E le donne? La crypto-artist italiana più famosa è Francesca Fini, artista pluridisciplinare, performer e attivista, tra le prime cyber artiste italiane. Protagonista dell’iconica prima edizione della International Performance Art Week di Venezia e ben due volte artista residente al Bob Wilson’s Watermill Center di New York, ha da poco lanciato la piattaforma super-psichedelica De Pink, luogo digitale che accoglie riflessioni sul rapporto tra arte in pixel e le potenzialità del web ma anche palcoscenico virtuale dove guardare i suoi due spettacoli di crypto-art interattivi tramite cellulare e realtà aumentata: Pink Noise 1 e Pink Noise 2.

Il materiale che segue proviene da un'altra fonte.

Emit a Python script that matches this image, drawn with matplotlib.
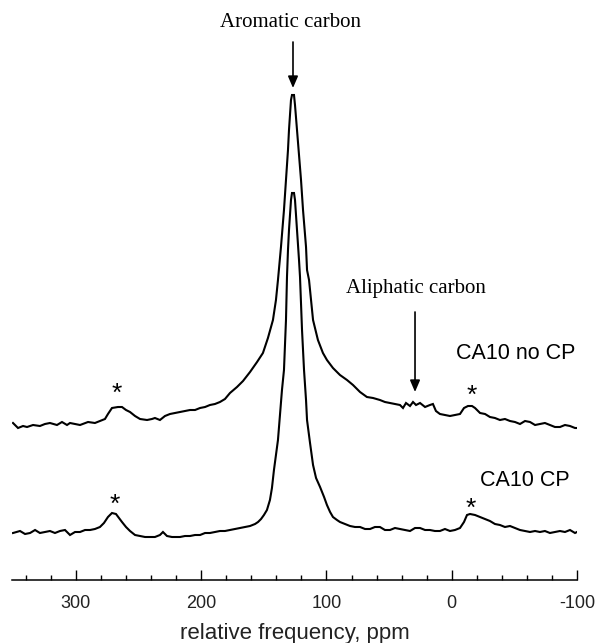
import matplotlib
matplotlib.use("Agg")
import matplotlib.pyplot as plt
import numpy as np

plt.rcParams['axes.unicode_minus'] = False

# ---- data (chemical shift in ppm, intensity in a.u.) ----
upper_ppm = [350.2, 346.2, 342.2, 339.0, 334.2, 328.7, 324.7, 320.7, 315.1, 311.1, 307.1, 304.7,
             300.7, 296.7, 290.3, 284.8, 280.8, 276.8, 274.4, 271.2, 266.4, 263.2, 260.0, 256.8,
             252.8, 248.8, 243.2, 239.3, 236.9, 232.9, 228.9, 224.9, 220.9, 216.9, 212.9, 208.9,
             204.9, 200.9, 196.9, 193.0, 189.0, 185.0, 181.0, 177.0, 171.4, 166.6, 161.0, 155.4,
             150.7, 146.7, 142.7, 140.3, 138.7, 136.3, 133.9, 132.3, 130.7, 129.9, 128.3, 127.5,
             125.9, 125.1, 123.5, 121.9, 120.3, 118.7, 116.3, 115.5, 113.9, 112.3, 110.7, 106.8,
             102.8, 99.6, 94.8, 89.2, 83.6, 78.8, 73.2, 67.7, 62.8, 57.3, 53.3, 49.3, 45.3, 41.3,
             38.9, 36.5, 33.3, 30.9, 28.5, 25.3, 21.3, 17.4, 15.0, 12.6, 9.4, 5.4, 1.4, -2.6,
             -6.6, -9.8, -13.0, -16.2, -18.6, -22.6, -26.6, -30.5, -34.5, -38.5, -42.5, -46.5,
             -50.5, -54.5, -58.5, -62.5, -66.5, -70.4, -74.4, -78.4, -82.4, -86.4, -90.4, -94.4,
             -98.4, -100.0]
upper_int = [1.2, -0.3, 0.3, 0.0, 0.6, 0.3, 0.9, 1.2, 0.6, 1.5, 0.6, 1.2,
             0.9, 0.6, 1.5, 1.2, 1.8, 2.4, 3.9, 5.7, 6.0, 6.0, 5.1, 4.5,
             3.3, 2.4, 2.1, 2.4, 2.7, 2.1, 3.3, 3.9, 4.2, 4.5, 4.8, 5.1,
             5.1, 5.7, 6.0, 6.6, 6.9, 7.5, 8.4, 10.2, 12.0, 13.8, 16.5, 19.5,
             22.2, 26.7, 32.1, 38.1, 44.1, 54.0, 65.1, 74.1, 83.1, 89.1, 98.1, 99.6,
             99.6, 96.6, 89.1, 81.6, 74.1, 65.1, 54.0, 47.1, 44.1, 38.1, 32.1, 26.1,
             22.2, 20.1, 17.7, 15.6, 14.1, 12.6, 10.5, 9.0, 8.7, 8.1, 7.5, 7.2, 6.9, 6.6,
             5.7, 7.2, 6.3, 7.5, 6.6, 7.2, 6.0, 6.6, 6.9, 4.8, 3.9, 3.6, 3.3, 3.6,
             3.9, 5.7, 6.3, 6.3, 5.7, 4.2, 3.9, 3.0, 2.7, 2.1, 2.4, 1.8,
             1.5, 0.9, 1.8, 1.5, 0.6, 0.9, 1.2, 0.6, 0.0, 0.0, 0.6, 0.3,
             -0.3, -0.3]

lower_ppm = [350.2, 344.6, 340.6, 336.6, 332.6, 328.7, 324.7, 320.7, 316.7, 312.7, 308.7, 304.7,
             300.7, 296.7, 292.7, 288.7, 284.8, 280.8, 277.6, 274.4, 271.2, 268.0, 265.6, 263.2,
             260.0, 256.8, 252.8, 248.8, 244.8, 240.8, 236.9, 232.9, 230.5, 227.3, 223.3, 216.9,
             212.9, 208.9, 204.9, 200.9, 196.9, 193.0, 189.0, 185.0, 181.0, 177.0, 173.0, 169.0,
             165.0, 161.0, 157.0, 154.6, 152.2, 149.9, 147.5, 145.1, 143.5, 141.9, 140.3, 138.7,
             137.1, 135.5, 133.9, 132.3, 131.5, 130.7, 129.9, 128.3, 127.5, 125.9, 125.1, 123.5,
             121.9, 121.1, 119.5, 117.9, 116.3, 115.5, 113.1, 110.7, 108.3, 105.1, 101.9, 99.6,
             97.1, 94.8, 91.6, 89.2, 85.2, 81.2, 77.2, 73.2, 69.2, 65.2, 61.3, 57.3, 53.3, 49.3,
             45.3, 41.3, 37.3, 33.3, 29.3, 25.3, 21.3, 17.4, 13.4, 9.4, 5.4, 1.4, -2.6, -6.6,
             -9.8, -12.2, -14.6, -18.6, -22.6, -26.6, -30.5, -34.5, -38.5, -42.5, -46.5, -50.5,
             -54.5, -58.5, -62.5, -66.5, -70.4, -74.4, -78.4, -82.4, -86.4, -90.4, -94.4, -98.4,
             -100.0]
lower_int = [0.0, 0.6, -0.3, 0.0, 0.9, 0.0, 0.3, 0.6, 0.0, 0.6, 0.9, -0.6,
             0.3, 0.3, 0.9, 0.9, 1.2, 1.8, 3.0, 4.8, 6.0, 5.7, 4.5, 3.3,
             1.8, 0.6, -0.6, -0.9, -1.2, -1.2, -1.2, -0.6, 0.3, -0.9, -1.2, -1.2,
             -0.9, -0.9, -0.6, -0.6, 0.0, 0.0, 0.3, 0.6, 0.6, 0.9, 1.2, 1.5,
             1.8, 2.1, 2.7, 3.3, 4.2, 5.4, 6.9, 9.9, 13.5, 18.9, 23.4, 27.9,
             35.4, 42.9, 48.9, 63.9, 76.8, 84.9, 90.9, 99.9, 102.0, 102.0, 99.9, 90.9,
             81.9, 76.8, 60.9, 48.9, 39.9, 33.9, 27.0, 20.4, 16.5, 13.8, 10.8, 8.4,
             6.3, 4.8, 3.9, 3.3, 2.7, 2.1, 1.8, 1.8, 1.2, 1.2, 1.8, 1.8, 0.9, 0.9,
             1.5, 1.2, 0.9, 0.6, 1.5, 1.5, 0.9, 0.9, 0.6, 0.6, 1.2, 0.6, 0.9, 1.5,
             3.3, 5.4, 5.7, 5.4, 4.8, 4.2, 3.6, 2.7, 2.4, 1.8, 2.1, 1.5,
             0.9, 0.6, 0.3, 0.6, 0.3, 0.6, 0.0, 0.3, 0.6, 0.3, 0.9, 0.0,
             0.3]

series_labels = ["CA10 no CP", "CA10 CP"]
tick_values = [300, 200, 100, 0, -100]
tick_labels = ["300", "200", "100", "0", "-100"]
xlabel = "relative frequency, ppm"

# ---- layout ----
W, H = 597, 643
fig = plt.figure(figsize=(W / 100, H / 100), dpi=100)
ax = fig.add_axes([12 / W, 1 - 580 / H, 565 / W, 580 / H])

upper_off = 45.9
lower_off = 14.1

ax.plot(upper_ppm, np.array(upper_int) + upper_off, color='black', lw=1.5, solid_joinstyle='miter')
ax.plot(lower_ppm, np.array(lower_int) + lower_off, color='black', lw=1.5, solid_joinstyle='miter')

ax.set_xlim(351, -100)
ax.set_ylim(0, 174)

for s in ['top', 'right', 'left']:
    ax.spines[s].set_visible(False)
ax.spines['bottom'].set_linewidth(1.1)
ax.set_yticks([])
ax.set_xticks(tick_values)
ax.set_xticklabels(tick_labels, fontsize=13, family='Liberation Sans', color='#222222')
ax.set_xticks(np.arange(340, -101, -20), minor=True)
ax.tick_params(axis='x', which='major', direction='in', length=7.2, width=1.0, pad=10.5)
ax.tick_params(axis='x', which='minor', direction='in', length=3.6, width=1.0)
ax.set_xlabel(xlabel, fontsize=16, family='Liberation Sans', color='#222222', labelpad=8)

serif = 'Liberation Serif'
sans = 'Liberation Sans'

ax.text(128.3, 165.9, "Aromatic carbon", family=serif, fontsize=15, ha='center', va='baseline')
ax.annotate('', xy=(126.7, 147.6), xytext=(126.7, 161.4),
            arrowprops=dict(arrowstyle='-|>,head_length=0.7,head_width=0.3', color='black',
                            lw=1.2, shrinkA=0, shrinkB=0, mutation_scale=10))

ax.text(28.5, 86.1, "Aliphatic carbon", family=serif, fontsize=15, ha='center', va='baseline')
ax.annotate('', xy=(29.3, 56.4), xytext=(29.3, 80.4),
            arrowprops=dict(arrowstyle='-|>,head_length=0.7,head_width=0.3', color='black',
                            lw=1.2, shrinkA=0, shrinkB=0, mutation_scale=10))

ax.text(-50.9, 66.3, series_labels[0], family=sans, fontsize=15.5, ha='center', va='baseline')
ax.text(-58.5, 28.2, series_labels[1], family=sans, fontsize=15.5, ha='center', va='baseline')

for (px, py) in [(267.2, 53.7), (268.8, 20.4), (-16.2, 53.1), (-15.4, 19.2)]:
    ax.text(px, py, "*", family=sans, fontsize=19, ha='center', va='baseline')

fig.savefig("out.png", dpi=100)
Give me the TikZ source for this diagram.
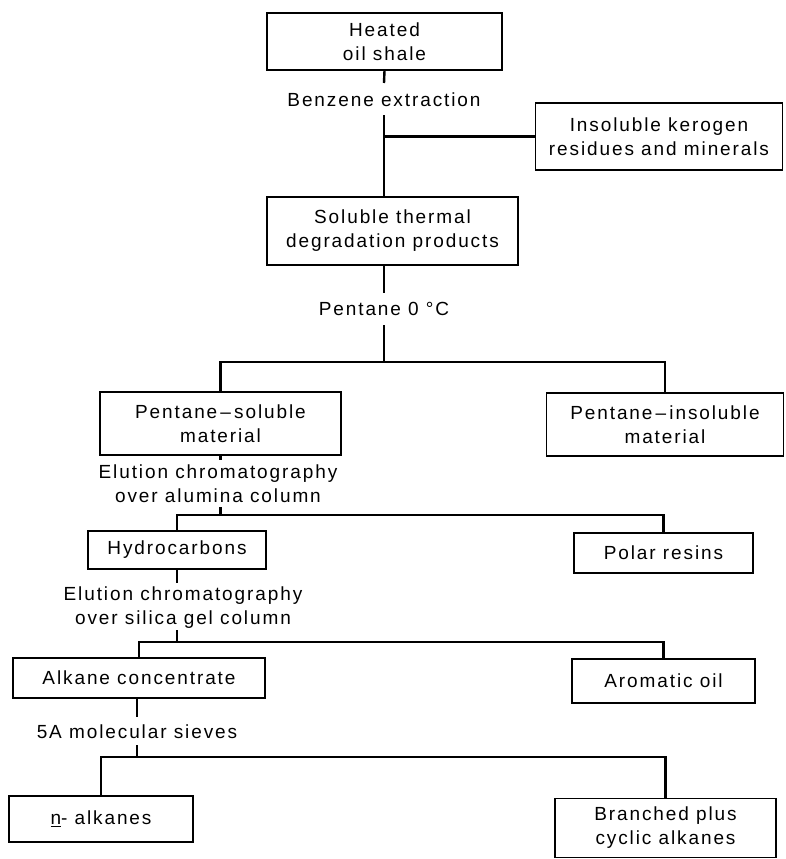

Due spettacoli che sono stati caricati su blockchain attraverso il sistema Verysart, piattaforma che permette di autenticare le opere, rilasciare edizioni limitate, e certificazioni ai collezionisti. Da lì agli NFT, dove ha venduto alcune stampe del guscio della Venere di Milo manipolata in 3D e trasformata in sculture di realtà aumentata (le stampe hanno l’immagine di questo guscio e sotto il QR code che attiva la realtà aumentata).
“Il dibattito è acceso proprio tra i marker – ha detto Fini – ossia gli artisti digitali che avevano già un loro seguito prima degli NFT. Sicuramente c’è una democratizzazione, perché qualsiasi ragazzo che ha talento si può collegare in rete, pubblicare il suo pezzo e magari entrare nel radar di un collezionista, sopravvivere e vivere del suo lavoro. Allo stesso tempo, si tratta di un mercato ancora agli inizi, un mercato ‘beta’, farraginoso. Ci sono ancora dei problemi da superare: uno pratico, su tutti, è la gas fee ogni volta che fai una transazione. Pubblicare un’opera digitale nella blockchain è una transazione economica, e quindi implica un dispendio di energie, che significa dei computer collegati tra loro: la rete è decentralizzata, sono privati cittadini quelli che tengono in piedi la blockchain. La gas fee della moneta che in questo momento è usata per le transazioni nell’arte digitale, l’Ethereum, è molto alta. Quindi, da una parte sì, c’è un processo di democratizzazione, perché viene offerta una grossa opportunità, ma dall’altra se non si hanno dei soldi da investire si torna al problema della chiusura elitaristica. Proprio per questo motivo, però, si stanno creando monete alternative per pubblicare gli NFT; vi sono delle monete che sono molto più accessibili, come il Tezos o il Wave, per esempio. Il mercato si sta ponendo questo stesso problema, sta cercando di aggiustarsi, perché il mercato sono gli stessi utenti, e loro sanno che non tutti possono avere 200 euro da spendere ogni volta che devono pubblicare qualcosa (questi sono i costi). Di fatto è un mercato che si auto-aggiusta e si auto-sistema, perché è un mercato dal basso. Si troveranno delle alternative all’Ethereum (adesso, per esempio, sta uscendo l’Ethereum 2.0). Io sono molto fiduciosa, perché tutto questo, che è in divenire, è nato proprio per democraticizzare il mercato“.
Non solo. La vera rivoluzione della crypto-art riguarda il passaggio dal concetto tradizionale di “ownership” a quello di “digital ownership”: si tratta, adesso, di un’immagine che non si può appendere in casa nè toccare con mano. Si può guardarla sullo smartphone, sul computer, o avere una cornice digitale NFT, come con la digital art di Beeple, il terzo artista vivente più quotato al mondo (da Christie’s una sua opera è stata battuta a 70 milioni di dollari).
Tra poco, a quanto pare, si potrà anche vedere token per le gallerie d’arte (cioè, asset tokenization): un’opera famosa reale potrebbe cioè essere tokenizzata utilizzando la blockchain ed poi distribuita come token di sicurezza che permetterebbe ai collezionisti di possederne una frazione, come una partecipazione in quota parte, una multiproprietà o proprietà frazionata.